Para o dirigente do MAB, essa judicialização retira o debate da questão da reparação dos danos dos atingidos por barragens de ambientes extra- judiciais, como o comitê interfederativo, um órgão do Ibama que atua no Rio Doce, para concentrar nas mãos do juiz. Ou seja, um juiz passa a decidir sozinho sobre os interesses de muitos atores, antes amplamente debatido. Alves ressalta que o juiz Mário de Paula Franco Júnior tomou uma série de decisões em cadeia, privilegiando o Eixo 7 do seu processo, criando um sistema simplificado de indenização e gerando uma série de problemas e vícios processuais como os destacados na imprensa: “Isso favoreceu imensamente a desorganização de tudo que havia sido acordado e organizado com os atingidos dentro do processo, por meio da atuação da força tarefa e dos seus especialistas, especialmente o Fundo Brasil dos Direitos Humanos em torno de demandas e processos coletivamente organizados. As decisões favoreceram grupos específicos de advogados, focando na demanda individual da indenização. Esse comportamento gerou uma imensa desorganização e o aumento da cadeia de conflitos na bacia do Rio Doce, explica Thiago Alves do MAB.

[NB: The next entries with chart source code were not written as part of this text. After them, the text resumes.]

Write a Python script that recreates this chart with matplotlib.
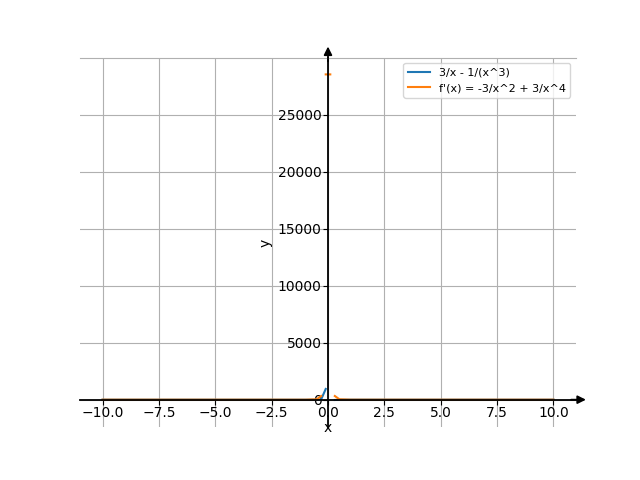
import numpy as np
import matplotlib
matplotlib.use("Agg")
import matplotlib.pyplot as plt

nan = np.nan
x_f = [-10.0, -7.5, -5.0, -2.5, -1.0, -0.5, -0.303, -0.101, nan, 0.303, 0.505, 1.0, 2.5, 5.0, 7.5, 10.0]
y_f = [-0.3, -0.4, -0.6, -1.1, -2.0, 2.0, 26.0, 940.0, nan, -26.0, -2.0, 2.0, 1.1, 0.6, 0.4, 0.3]

x_d = [-10.0, -7.5, -5.0, -2.5, -1.0, -0.5, -0.303, nan, -0.101, 0.101, nan, 0.303, 0.505, 1.0, 2.5, 5.0, 7.5, 10.0]
y_d = [-0.03, -0.05, -0.1, -0.4, 0.0, 34.0, 323.0, nan, 28524.0, 28524.0, nan, 323.0, 34.0, 0.0, -0.4, -0.1, -0.05, -0.03]

label_f = "3/x - 1/(x^3)"
label_d = "f'(x) = -3/x^2 + 3/x^4"

fig, ax = plt.subplots(figsize=(6.4, 4.8), dpi=100)
ax.plot(x_f, y_f, label=label_f)
ax.plot(x_d, y_d, label=label_d)

ax.set_xlim(-11, 11)
ax.set_ylim(-2413, 29997)

ax.spines['left'].set_position(('data', 0))
ax.spines['bottom'].set_position(('data', 0))
ax.spines['right'].set_visible(False)
ax.spines['top'].set_color('#b0b0b0')
ax.spines['top'].set_linewidth(0.8)
ax.spines['left'].set_linewidth(1.3)
ax.spines['bottom'].set_linewidth(1.3)
ax.tick_params(axis='both', pad=1)

ax.annotate('', xy=(1.02, 0), xycoords=('axes fraction', 'data'),
            xytext=(0.99, 0), textcoords=('axes fraction', 'data'),
            arrowprops=dict(arrowstyle='-|>', color='k', lw=1.3, mutation_scale=12,
                            shrinkA=0, shrinkB=0))
ax.annotate('', xy=(0, 1.03), xycoords=('data', 'axes fraction'),
            xytext=(0, 0.99), textcoords=('data', 'axes fraction'),
            arrowprops=dict(arrowstyle='-|>', color='k', lw=1.3, mutation_scale=12,
                            shrinkA=0, shrinkB=0))

ax.set_xlabel('x', labelpad=1)
ax.set_ylabel('y')
ax.grid(True)
ax.legend(loc='upper right', fontsize=8)

fig.savefig('out.png', dpi=100)
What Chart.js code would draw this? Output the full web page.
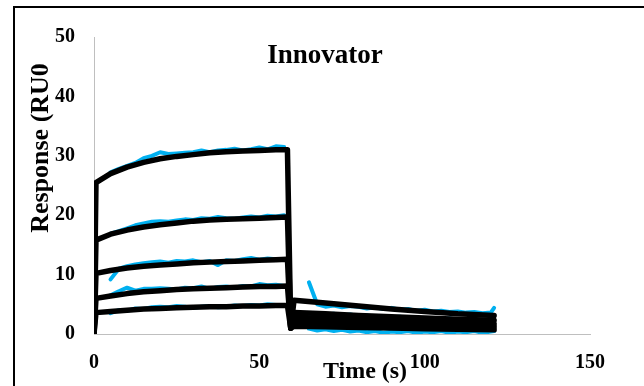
<!DOCTYPE html>
<html>
<head>
<meta charset="utf-8">
<script src="https://cdn.jsdelivr.net/npm/chart.js@4.4.1/dist/chart.umd.min.js"></script>
<style>
  html, body { margin: 0; padding: 0; background: #fff; }
  #wrap { position: relative; width: 644px; height: 386px; }
</style>
</head>
<body>
<div id="wrap"><canvas id="chart" width="644" height="386"></canvas></div>
<script>
// тики осей
const xTicks = [0, 50, 100, 150];
const yTicks = [0, 10, 20, 30, 40, 50];

// время для аппроксимирующих кривых (чёрные)
const fitTime = [0, 0.6, 5, 10, 15, 20, 25, 30, 35, 40, 45, 50, 55, 58.5, 59.5, 60.5, 70, 80, 90, 100, 110, 121];
const fit1 = [0, 25.5, 27.0, 28.1, 28.9, 29.5, 29.9, 30.2, 30.5, 30.7, 30.8, 30.9, 31.0, 31.0, 1.0, 5.7, 5.2, 4.7, 4.2, 3.8, 3.4, 3.1];
const fit2 = [0, 15.8, 16.8, 17.5, 18.0, 18.4, 18.7, 19.0, 19.2, 19.3, 19.4, 19.5, 19.6, 19.7, 1.0, 3.6, 3.4, 3.1, 2.9, 2.7, 2.5, 2.3];
const fit3 = [0, 10.2, 10.7, 11.1, 11.4, 11.6, 11.8, 12.0, 12.1, 12.2, 12.3, 12.4, 12.5, 12.6, 1.0, 2.8, 2.6, 2.4, 2.2, 2.0, 1.9, 1.7];
const fit4 = [0, 6.0, 6.4, 6.8, 7.1, 7.3, 7.5, 7.6, 7.7, 7.8, 7.9, 8.0, 8.0, 8.1, 1.0, 2.0, 1.9, 1.7, 1.6, 1.4, 1.3, 1.2];
const fit5 = [0, 3.6, 3.8, 4.0, 4.2, 4.3, 4.4, 4.5, 4.6, 4.6, 4.7, 4.7, 4.8, 4.8, 1.0, 1.3, 1.2, 1.1, 1.0, 0.9, 0.8, 0.7];

// время для измеренных данных (голубые)
const assocTime = [5, 7.5, 10, 12.5, 15, 17.5, 20, 22.5, 25, 27.5, 30, 32.5, 35, 37.5, 40, 42.5, 45, 47.5, 50, 52.5, 55, 57.5];
const dissocTime = [65, 67.5, 70, 72.5, 75, 77.5, 80, 82.5, 85, 87.5, 90, 92.5, 95, 97.5, 100, 102.5, 105, 107.5, 110, 112.5, 115, 117.5, 120, 121];

const assoc1 = [27.2, 27.8, 28.3, 28.8, 29.6, 30.0, 30.6, 30.3, 30.4, 30.5, 30.6, 30.9, 30.6, 30.9, 31.0, 31.2, 30.9, 31.1, 31.4, 31.1, 31.6, 31.5];
const assoc2 = [16.9, 17.3, 17.8, 18.3, 18.6, 18.9, 19.0, 18.9, 19.1, 19.3, 19.2, 19.5, 19.4, 19.7, 19.5, 19.4, 19.6, 19.8, 19.6, 19.9, 19.8, 20.0];
const assoc3 = [9.2, 11.0, 11.4, 11.7, 11.9, 12.1, 12.2, 12.0, 12.3, 12.2, 12.4, 12.1, 12.3, 11.6, 12.4, 12.3, 12.6, 12.8, 12.5, 12.7, 12.6, 12.5];
const assoc4 = [6.5, 7.2, 7.8, 7.3, 7.6, 7.6, 7.7, 7.6, 7.5, 7.8, 7.7, 8.0, 7.6, 7.9, 8.0, 7.8, 8.1, 8.0, 8.4, 8.2, 8.3, 8.1];
const assoc5 = [3.5, 4.0, 3.9, 4.3, 4.2, 4.5, 4.6, 4.5, 4.7, 4.6, 4.4, 4.6, 4.7, 4.5, 4.6, 4.8, 4.7, 4.9, 4.8, 5.0, 4.9, 4.7];

const dissoc1 = [8.7, 5.0, 4.6, 4.8, 4.5, 4.7, 4.6, 4.3, 4.5, 4.2, 4.4, 4.1, 4.2, 3.9, 4.1, 3.8, 3.9, 3.7, 3.8, 3.6, 3.7, 3.5, 3.6, 4.4];
const dissoc2 = [3.4, 3.5, 3.2, 3.4, 3.1, 3.3, 3.0, 3.1, 2.9, 3.0, 2.8, 2.9, 2.7, 2.8, 2.6, 2.7, 2.5, 2.6, 2.4, 2.5, 2.3, 2.4, 2.3, 2.2];
const dissoc3 = [2.5, 2.2, 2.6, 2.3, 2.4, 2.1, 2.3, 2.0, 2.2, 1.9, 2.1, 1.8, 2.0, 1.7, 1.9, 1.6, 1.8, 1.5, 1.7, 1.4, 1.6, 1.4, 1.5, 1.6];
const dissoc4 = [1.6, 1.4, 1.7, 1.3, 1.5, 1.2, 1.4, 1.1, 1.3, 1.0, 1.2, 0.9, 1.1, 0.8, 1.0, 0.8, 0.9, 0.7, 1.0, 0.8, 0.9, 0.7, 0.8, 0.9];
const dissoc5 = [0.9, 0.6, 0.8, 0.5, 0.7, 0.4, 0.6, 0.3, 0.5, 0.2, 0.4, 0.3, 0.5, 0.2, 0.4, 0.3, 0.5, 0.2, 0.4, 0.3, 0.5, 0.2, 0.4, 0.5];

const BLUE = '#00B0F0';
const SERIF = '"Liberation Serif", "Times New Roman", serif';

function pts(xs, ys) {
  return xs.map((x, i) => ({ x: x, y: ys[i] }));
}
// ассоциация + разрыв + диссоциация
function raw(a, d) {
  return pts(assocTime, a).concat([{ x: 62, y: null }], pts(dissocTime, d));
}

const fits = [fit1, fit2, fit3, fit4, fit5];
const blues = [[assoc1, dissoc1], [assoc2, dissoc2], [assoc3, dissoc3], [assoc4, dissoc4], [assoc5, dissoc5]];

const datasets = [];
fits.forEach(f => {
  datasets.push({
    data: pts(fitTime, f),
    borderColor: '#000',
    borderWidth: 5.5,
    borderJoinStyle: 'round',
    borderCapStyle: 'round',
    pointRadius: 0,
    order: 0
  });
});
blues.forEach(b => {
  datasets.push({
    data: raw(b[0], b[1]),
    borderColor: BLUE,
    borderWidth: 4,
    borderJoinStyle: 'round',
    borderCapStyle: 'round',
    pointRadius: 0,
    spanGaps: false,
    order: 1
  });
});

// рамка и подписи
const decor = {
  id: 'decor',
  beforeDraw(chart) {
    const c = chart.ctx;
    c.save();
    c.fillStyle = '#fff';
    c.fillRect(0, 0, chart.width, chart.height);
    c.restore();
  },
  afterDraw(chart) {
    const c = chart.ctx;
    c.save();
    c.strokeStyle = '#000';
    c.lineWidth = 2;
    c.beginPath();
    c.moveTo(14, 400);
    c.lineTo(14, 7);
    c.lineTo(660, 7);
    c.stroke();

    c.fillStyle = '#000';
    c.textAlign = 'center';
    c.textBaseline = 'alphabetic';
    c.font = 'bold 27px ' + SERIF;
    c.fillText('Innovator', 325, 63);
    c.font = 'bold 24px ' + SERIF;
    c.fillText('Time (s)', 365, 378);
    c.translate(48, 148);
    c.rotate(-Math.PI / 2);
    c.font = 'bold 26px ' + SERIF;
    c.fillText('Response (RU0', 0, 0);
    c.restore();
  }
};

new Chart(document.getElementById('chart'), {
  type: 'line',
  data: { datasets: datasets },
  options: {
    responsive: false,
    animation: false,
    events: [],
    layout: { padding: { left: 0, top: 37, right: 54, bottom: 0 }, autoPadding: false },
    plugins: { legend: { display: false }, tooltip: { enabled: false }, title: { display: false } },
    elements: { line: { tension: 0 } },
    scales: {
      x: {
        type: 'linear',
        min: 0,
        max: 150,
        afterBuildTicks: s => { s.ticks = xTicks.map(v => ({ value: v })); },
        afterFit: s => { s.height = 52; },
        grid: { display: false, drawTicks: false },
        border: { display: true, color: '#bfbfbf', width: 1 },
        ticks: { color: '#000', padding: 17, maxRotation: 0, font: { family: SERIF, size: 20, weight: 'bold' } }
      },
      y: {
        min: 0,
        max: 50,
        afterBuildTicks: s => { s.ticks = yTicks.map(v => ({ value: v })); },
        afterFit: s => { s.width = 94; },
        grid: { display: false, drawTicks: false },
        border: { display: true, color: '#bfbfbf', width: 1 },
        ticks: { color: '#000', padding: 19, font: { family: SERIF, size: 20, weight: 'bold' } }
      }
    }
  },
  plugins: [decor]
});
</script>
</body>
</html>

O MAB ressalta que este “juiz universal” invadiu competências que é da justiça estadual mineira e do Ministério Público como a função de fiscalizar a Fundação Renova (uma fundação de direito privado). Para o MAB, esse comportamento precisa ser analisado pelas instâncias competentes: “Em nossa opinião, o juiz Mario precisa ser confrontado com os próprios erros que cometeu. Ele se considera o juiz universal do caso Rio Doce. Ele quer decidir sobre tudo“, enfatiza, Thiago Alves.